Psychiatrist Elisabeth Kübler-Ross first identified the stages of grief in the late 1960s. She pinpointed five distinct stages of grief.


Denial is often the first stage of grief, where an individual refuses to accept the reality of a loss. They may deny any feelings associated with their loss or attempt to avoid thinking about it altogether. This stage can help you cope with the shock of what’s happened and provide you with time to adjust before moving on to other emotions.


Anger is a common emotion during grief. It can manifest in various forms, like blaming yourself or others for what has happened or feeling frustrated about being unable to change the situation. Finding healthy outlets is essential if your anger becomes something you’re struggling to manage.


Bargaining occurs when you try (often subconsciously) to negotiate a way out of pain. For example, you might make deals with yourself (If I do X then Y won’t happen) or with your higher power (Please let me have one more day). While this behavior might temporarily relieve emotional distress, it’s usually short-lived. Bargaining ultimately can’t address the underlying issues that must be faced for healing to happen.

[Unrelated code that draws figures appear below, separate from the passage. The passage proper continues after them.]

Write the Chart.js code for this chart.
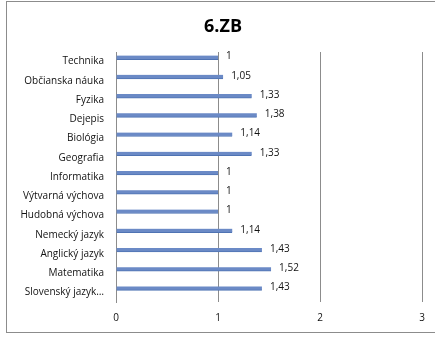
<!DOCTYPE html>
<html><head><meta charset="utf-8">
<script src="https://cdn.jsdelivr.net/npm/chart.js@4/dist/chart.umd.min.js"></script>
<style>html,body{margin:0;padding:0;background:#fff}#w{width:435px;height:339px;position:relative}</style>
</head><body><div id="w"><canvas id="c" width="435" height="339"></canvas></div>
<script>
const title = "6.ZB";
const categories = ["Technika","Občianska náuka","Fyzika","Dejepis","Biológia","Geografia","Informatika","Výtvarná výchova","Hudobná výchova","Nemecký jazyk","Anglický jazyk","Matematika","Slovenský jazyk…"];
const values = [1,1.05,1.33,1.38,1.14,1.33,1,1,1,1.14,1.43,1.52,1.43];
const xTicks = [0,1,2,3];

const FONT = "'Open Sans', 'Liberation Sans', sans-serif";

const framePlugin = {
  id: 'frame',
  beforeDraw(chart) {
    const ctx = chart.ctx;
    ctx.save();
    ctx.fillStyle = '#fff';
    ctx.fillRect(0,0,chart.width,chart.height);
    ctx.strokeStyle = '#8c8c8c';
    ctx.lineWidth = 1;
    ctx.strokeRect(6.5, 1.5, 440, 331);
    ctx.fillStyle = '#000';
    ctx.font = "bold 18px 'Open Sans', 'Liberation Sans', sans-serif";
    ctx.textAlign = 'center';
    ctx.textBaseline = 'middle';
    ctx.fillText(title, 223, 27);
    ctx.restore();
  }
};
const labelPlugin = {
  id: 'vlabels',
  afterDatasetsDraw(chart) {
    const ctx = chart.ctx;
    const meta = chart.getDatasetMeta(0);
    ctx.save();
    ctx.fillStyle = '#111';
    ctx.font = "10px " + FONT;
    ctx.textAlign = 'left';
    ctx.textBaseline = 'middle';
    meta.data.forEach((bar, i) => {
      ctx.fillText(String(values[i]).replace('.', ','), bar.x + 8, bar.y - 1);
    });
    ctx.restore();
  }
};

const emptySeries = categories.map(() => null);

new Chart(document.getElementById('c'), {
  type: 'bar',
  data: {
    labels: categories,
    datasets: [{
      data: values,
      backgroundColor: '#6b8ac6',
      borderColor: '#4f73b3',
      borderWidth: {top:0,bottom:1,left:0,right:0},
      barThickness: 4
    },
    { data: emptySeries, barThickness: 4, backgroundColor: 'rgba(0,0,0,0)' },
    { data: emptySeries, barThickness: 4, backgroundColor: 'rgba(0,0,0,0)' }]
  },
  options: {
    indexAxis: 'y',
    responsive: false,
    animation: false,
    layout: { padding: { top: 52, right: 12, left: 0, bottom: 0 } },
    plugins: { legend: { display: false }, tooltip: { enabled: false }, title: { display: false } },
    scales: {
      x: {
        min: 0, max: 3,
        afterBuildTicks(s) { s.ticks = xTicks.map(v => ({ value: v })); },
        afterFit(s) { s.height = 37; },
        grid: { color: '#8c8c8c', drawTicks: false, lineWidth: 1 },
        border: { display: false },
        ticks: { padding: 10, color: '#111', font: { family: FONT, size: 10 } }
      },
      y: {
        afterFit(s) { s.width = 116; },
        grid: { display: false, drawTicks: false },
        border: { display: true, color: '#8c8c8c' },
        ticks: { padding: 12, color: '#111', font: { family: FONT, size: 10 }, autoSkip: false }
      }
    }
  },
  plugins: [framePlugin, labelPlugin]
});
</script></body></html>
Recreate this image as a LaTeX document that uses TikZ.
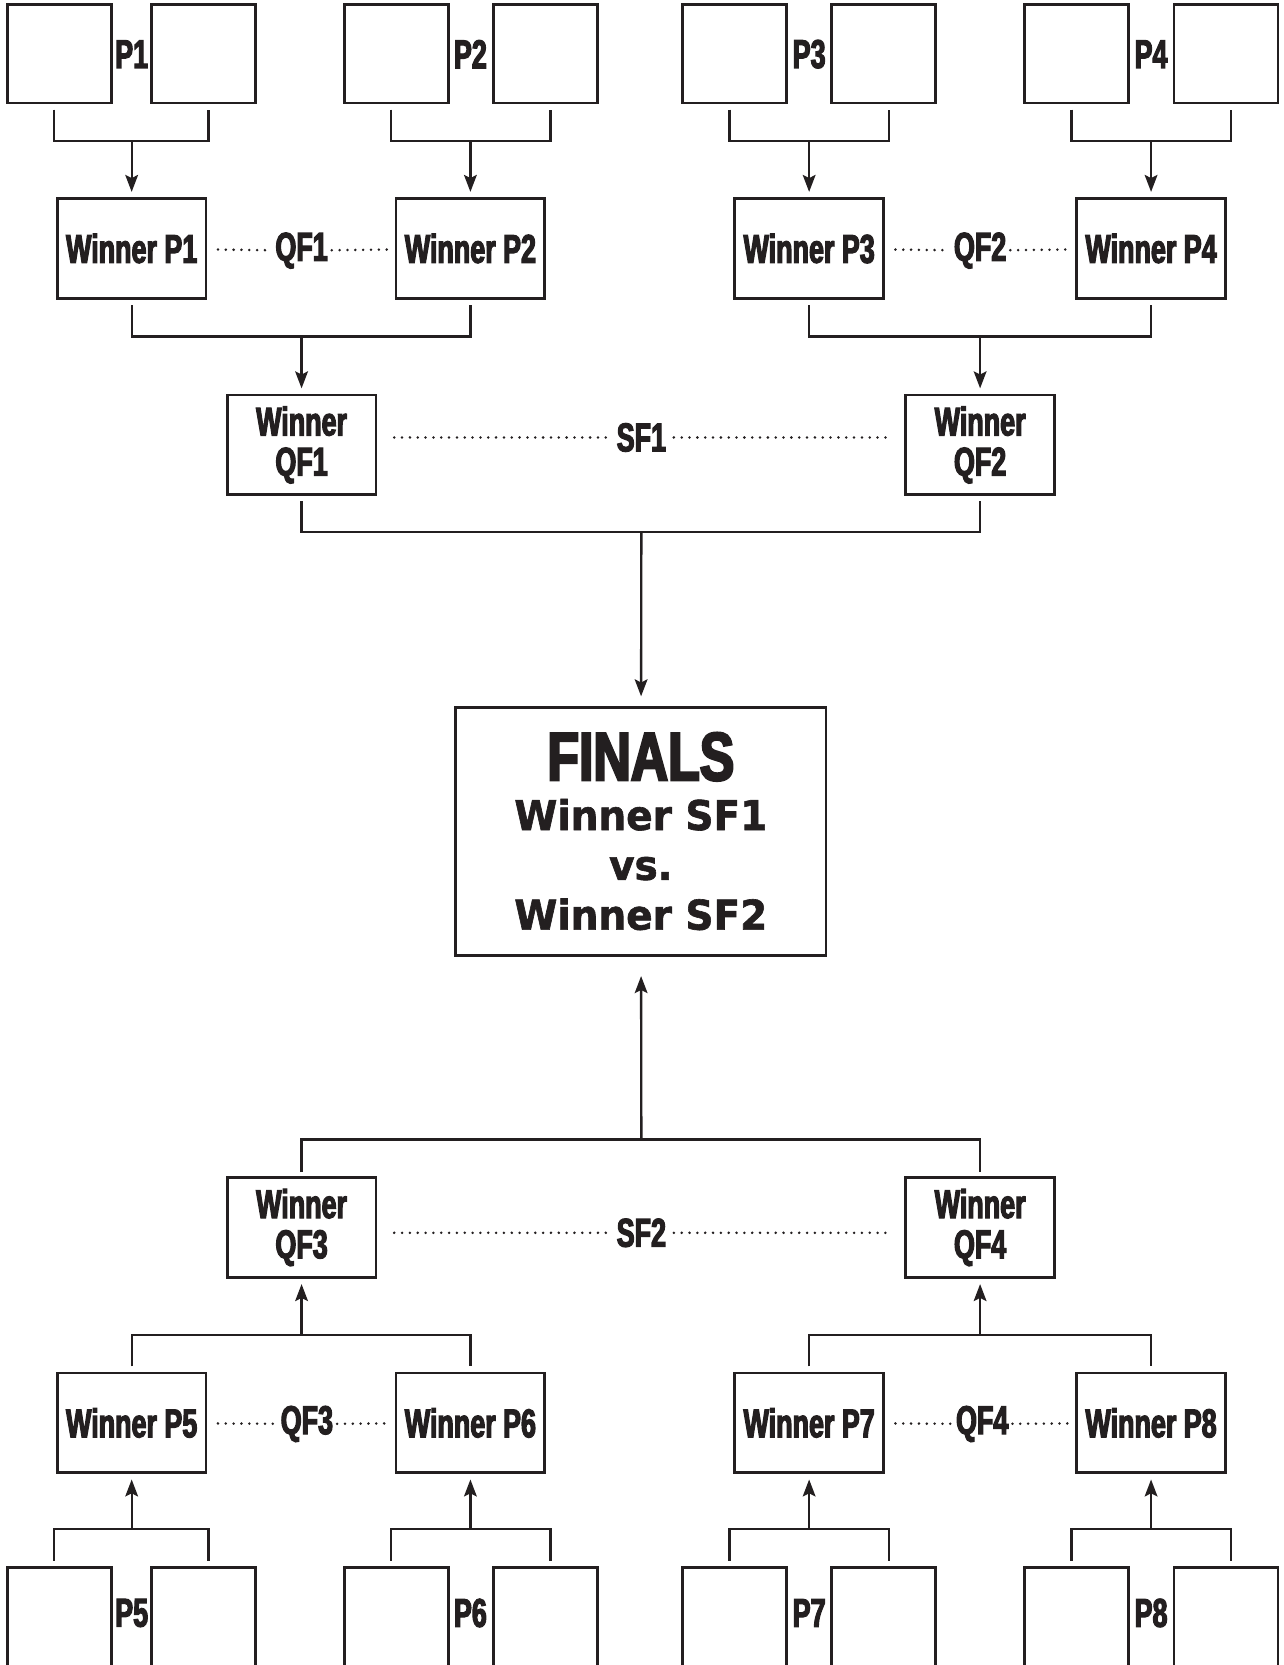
\documentclass[tikz,border=0pt]{standalone}
\usepackage{fontspec}
\usetikzlibrary{arrows.meta,positioning,calc}
\definecolor{inkBlack}{HTML}{231F20}
\newfontfamily\condFont{Liberation Sans}[FakeStretch=0.67,FakeBold=3]
\newfontfamily\finalsFont{Liberation Sans}[FakeStretch=0.76,FakeBold=3.5]
\newfontfamily\wideFont{DejaVu Sans}[FakeStretch=0.95,FakeBold=1.5]

\begin{document}
\begin{tikzpicture}[
  x=0.02cm, y=-0.02cm,
  seat/.style={rectangle, draw=inkBlack, line width=1.45pt, minimum width=1.96cm, minimum height=1.86cm, inner sep=0pt},
  winner/.style={rectangle, draw=inkBlack, line width=1.45pt, minimum width=2.8cm, minimum height=1.88cm, inner sep=0pt, align=center, text=inkBlack, font=\condFont\bfseries\fontsize{21.5}{21.5}\selectfont},
  final/.style={rectangle, draw=inkBlack, line width=1.45pt, minimum width=6.98cm, minimum height=4.68cm, align=center, text=inkBlack, font=\wideFont\bfseries\fontsize{22}{26.7}\selectfont},
  tag/.style={inner sep=2pt, text=inkBlack, font=\condFont\bfseries\fontsize{21.5}{21.5}\selectfont},
  link/.style={draw=inkBlack, line width=1.25pt},
  arrow/.style={-{Stealth[length=3.2mm,width=2.4mm,inset=0.6mm]}, line width=1.25pt, draw=inkBlack, shorten >=0.1cm},
  dots/.style={draw=inkBlack, line width=1.5pt, line cap=round, dash pattern=on 0pt off 4.2pt}
]
\useasboundingbox (0,0) rectangle (1209,1568);

% top pairs
\node[seat] (p1a) at (56,50.5) {};
\node[seat] (p1b) at (191.5,50.5) {};
\node[tag] (lp1) at (124,51) {P1};
\node[seat] (p2a) at (373.5,50.5) {};
\node[seat] (p2b) at (513.5,50.5) {};
\node[tag] (lp2) at (443,51) {P2};
\node[seat] (p3a) at (692,50.5) {};
\node[seat] (p3b) at (832,50.5) {};
\node[tag] (lp3) at (762,51) {P3};
\node[seat] (p4a) at (1014,50.5) {};
\node[seat] (p4b) at (1154.5,50.5) {};
\node[tag] (lp4) at (1084,51) {P4};

% bottom pairs
\node[seat] (p5a) at (56,1522.5) {};
\node[seat] (p5b) at (191.5,1522.5) {};
\node[tag] (lp5) at (124,1519) {P5};
\node[seat] (p6a) at (373.5,1522.5) {};
\node[seat] (p6b) at (513.5,1522.5) {};
\node[tag] (lp6) at (443,1519) {P6};
\node[seat] (p7a) at (692,1522.5) {};
\node[seat] (p7b) at (832,1522.5) {};
\node[tag] (lp7) at (762,1519) {P7};
\node[seat] (p8a) at (1014,1522.5) {};
\node[seat] (p8b) at (1154.5,1522.5) {};
\node[tag] (lp8) at (1084,1519) {P8};

% quarter finals
\node[winner] (wp1) at (124,234) {Winner P1};
\node[winner] (wp2) at (443,234) {Winner P2};
\node[winner] (wp3) at (762,234) {Winner P3};
\node[winner] (wp4) at (1084,234) {Winner P4};
\node[tag] (qf1) at (284,236) {QF1};
\node[tag] (qf2) at (923,236) {QF2};
\node[winner] (wp5) at (124,1340) {Winner P5};
\node[winner] (wp6) at (443,1340) {Winner P6};
\node[winner] (wp7) at (762,1340) {Winner P7};
\node[winner] (wp8) at (1084,1340) {Winner P8};
\node[tag] (qf3) at (289,1341) {QF3};
\node[tag] (qf4) at (925,1341) {QF4};

% semi finals
\node[winner] (wqf1) at (284,419) {Winner\\QF1};
\node[winner] (wqf2) at (923,419) {Winner\\QF2};
\node[tag, inner sep=4pt] (sf1) at (604,412) {SF1};
\node[winner] (wqf3) at (284,1156) {Winner\\QF3};
\node[winner] (wqf4) at (923,1156) {Winner\\QF4};
\node[tag, inner sep=4pt] (sf2) at (604,1161) {SF2};

% finals
\node[final] (finals) at (603.5,783) {{\finalsFont\bfseries\fontsize{36.5}{26.7}\selectfont FINALS}\\Winner SF1\\vs.\\Winner SF2};

% junctions
\coordinate (j1) at (124,133);
\coordinate (j2) at (443,133);
\coordinate (j3) at (762,133);
\coordinate (j4) at (1084,133);
\coordinate (j5) at (124,1440);
\coordinate (j6) at (443,1440);
\coordinate (j7) at (762,1440);
\coordinate (j8) at (1084,1440);
\coordinate (k1) at (284,317);
\coordinate (k2) at (923,317);
\coordinate (k3) at (284,1257);
\coordinate (k4) at (923,1257);
\coordinate (m1) at (604,501);
\coordinate (m2) at (604,1073);

% pairs to winners
\draw[link] ([xshift=-1mm,yshift=-1mm]p1a.south) |- (j1) -| ([xshift=1mm,yshift=-1mm]p1b.south);
\draw[link] ([xshift=-1mm,yshift=-1mm]p2a.south) |- (j2) -| ([xshift=1mm,yshift=-1mm]p2b.south);
\draw[link] ([xshift=-1mm,yshift=-1mm]p3a.south) |- (j3) -| ([xshift=1mm,yshift=-1mm]p3b.south);
\draw[link] ([xshift=-1mm,yshift=-1mm]p4a.south) |- (j4) -| ([xshift=1mm,yshift=-1mm]p4b.south);
\draw[link] ([xshift=-1mm,yshift=1mm]p5a.north) |- (j5) -| ([xshift=1mm,yshift=1mm]p5b.north);
\draw[link] ([xshift=-1mm,yshift=1mm]p6a.north) |- (j6) -| ([xshift=1mm,yshift=1mm]p6b.north);
\draw[link] ([xshift=-1mm,yshift=1mm]p7a.north) |- (j7) -| ([xshift=1mm,yshift=1mm]p7b.north);
\draw[link] ([xshift=-1mm,yshift=1mm]p8a.north) |- (j8) -| ([xshift=1mm,yshift=1mm]p8b.north);
\draw[arrow] (j1) -- (wp1);
\draw[arrow] (j2) -- (wp2);
\draw[arrow] (j3) -- (wp3);
\draw[arrow] (j4) -- (wp4);
\draw[arrow] (j5) -- (wp5);
\draw[arrow] (j6) -- (wp6);
\draw[arrow] (j7) -- (wp7);
\draw[arrow] (j8) -- (wp8);

% winners to semi finals
\draw[link] ([yshift=-1mm]wp1.south) |- (k1) -| ([yshift=-1mm]wp2.south);
\draw[link] ([yshift=-1mm]wp3.south) |- (k2) -| ([yshift=-1mm]wp4.south);
\draw[link] ([yshift=1mm]wp5.north) |- (k3) -| ([yshift=1mm]wp6.north);
\draw[link] ([yshift=1mm]wp7.north) |- (k4) -| ([yshift=1mm]wp8.north);
\draw[arrow] (k1) -- (wqf1);
\draw[arrow] (k2) -- (wqf2);
\draw[arrow] (k3) -- (wqf3);
\draw[arrow] (k4) -- (wqf4);

% semi finals to finals
\draw[link] ([yshift=-1mm]wqf1.south) |- (m1) -| ([yshift=-1mm]wqf2.south);
\draw[link] ([yshift=0.8mm]wqf3.north) |- (m2) -| ([yshift=0.8mm]wqf4.north);
\draw[arrow, shorten >=0.18cm] (m1) -- (finals);
\draw[arrow, shorten >=0.36cm] (m2) -- (finals);

% match lines
\draw[dots, shorten <=0.2cm] (wp1) -- (qf1);
\draw[dots, shorten >=0.15cm] (qf1) -- (wp2);
\draw[dots, shorten <=0.2cm] (wp3) -- (qf2);
\draw[dots, shorten >=0.15cm] (qf2) -- (wp4);
\draw[dots, shorten <=0.2cm] (wp5) -- (qf3);
\draw[dots, shorten >=0.15cm] (qf3) -- (wp6);
\draw[dots, shorten <=0.2cm] (wp7) -- (qf4);
\draw[dots, shorten >=0.15cm] (qf4) -- (wp8);
\draw[dots, shorten <=0.32cm] (wqf1.east |- sf1) -- (sf1);
\draw[dots, shorten >=0.26cm] (sf1) -- (wqf2.west |- sf1);
\draw[dots, shorten <=0.32cm] (wqf3.east |- sf2) -- (sf2);
\draw[dots, shorten >=0.26cm] (sf2) -- (wqf4.west |- sf2);
\end{tikzpicture}
\end{document}
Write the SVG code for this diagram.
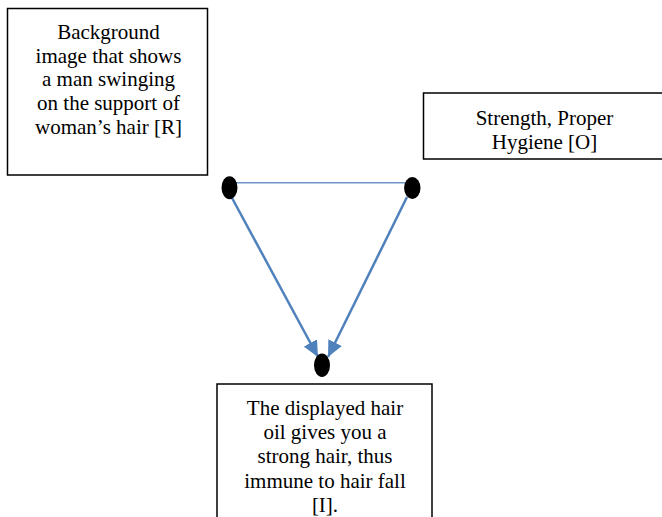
<svg xmlns="http://www.w3.org/2000/svg" width="662" height="517" viewBox="0 0 662 517">
  <style>
    .box { fill: #ffffff; stroke: #000000; stroke-width: 1.5; }
    .lbl { font-family: 'Liberation Serif', 'DejaVu Serif', serif; font-size: 21px; fill: #000000; text-anchor: middle; }
    .dot { fill: #000000; }
    .arrow { stroke: #4f81bd; stroke-width: 2.5; fill: none; }
    .link { stroke: #6f95c9; stroke-width: 1.5; fill: none; }
  </style>
  <defs>
    <marker id="ah" markerUnits="userSpaceOnUse" markerWidth="17" markerHeight="15" refX="16" refY="7.5" orient="auto">
      <path d="M0,0 L16,7.5 L0,15 z" fill="#4f81bd"/>
    </marker>
    <clipPath id="clipO">
      <rect x="424" y="94" width="240" height="64.5"/>
    </clipPath>
  </defs>
  <rect width="662" height="517" fill="#ffffff"/>

  <g id="node-R">
    <rect class="box" x="7.5" y="8.5" width="200" height="166.5"/>
    <text class="lbl" x="108.5" y="39">Background</text>
    <text class="lbl" x="108.5" y="62.7">image that shows</text>
    <text class="lbl" x="108.5" y="86.4">a man swinging</text>
    <text class="lbl" x="108.5" y="110">on the support of</text>
    <text class="lbl" x="108.5" y="133.7">woman’s hair [R]</text>
  </g>

  <g id="node-O">
    <rect class="box" x="423.5" y="93" width="250" height="66"/>
    <g clip-path="url(#clipO)">
      <text class="lbl" x="544.5" y="125">Strength, Proper</text>
      <text class="lbl" x="544.5" y="149">Hygiene [O]</text>
    </g>
  </g>

  <g id="node-I">
    <rect class="box" x="217" y="384" width="215" height="150"/>
    <text class="lbl" x="325" y="415">The displayed hair</text>
    <text class="lbl" x="325" y="439">oil gives you a</text>
    <text class="lbl" x="325" y="463">strong hair, thus</text>
    <text class="lbl" x="325" y="488">immune to hair fall</text>
    <text class="lbl" x="325" y="512">[I].</text>
  </g>

  <g id="connectors">
    <line class="link" x1="229.5" y1="182.7" x2="412" y2="182.7"/>
    <line class="arrow" x1="231.5" y1="197" x2="318" y2="357" marker-end="url(#ah)"/>
    <line class="arrow" x1="407" y1="197" x2="328" y2="357" marker-end="url(#ah)"/>
  </g>

  <g id="dot-left">
    <ellipse class="dot" cx="229.5" cy="187.7" rx="8" ry="11.5"/>
  </g>
  <g id="dot-right">
    <ellipse class="dot" cx="412.3" cy="188" rx="8.2" ry="11"/>
  </g>
  <g id="dot-bottom">
    <ellipse class="dot" cx="322" cy="365.3" rx="8" ry="11.7"/>
  </g>
</svg>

Depression might follow bargaining, but it doesn’t always have to. As you accept reality, you might still feel overwhelmed by your sadness. This can lead to deep despair and feelings of hopelessness and helplessness.


Acceptance doesn’t mean forgetting what was lost, but instead it involves coming to terms with the absence and understanding how life will continue. The acceptance stage might mean you’re having less intense emotions than you experience during earlier phases. It allows you the space to heal emotionally and move forward again without feeling weighed down constantly by sadness and regret.

While these stages are commonly accepted as part of the grieving process, they may not necessarily occur in this order — or at all for some people. And for those that experienced an unexpected loss, they may have unresolved grief. Either way, grief is part of the healing process of moving on after losing a loved one.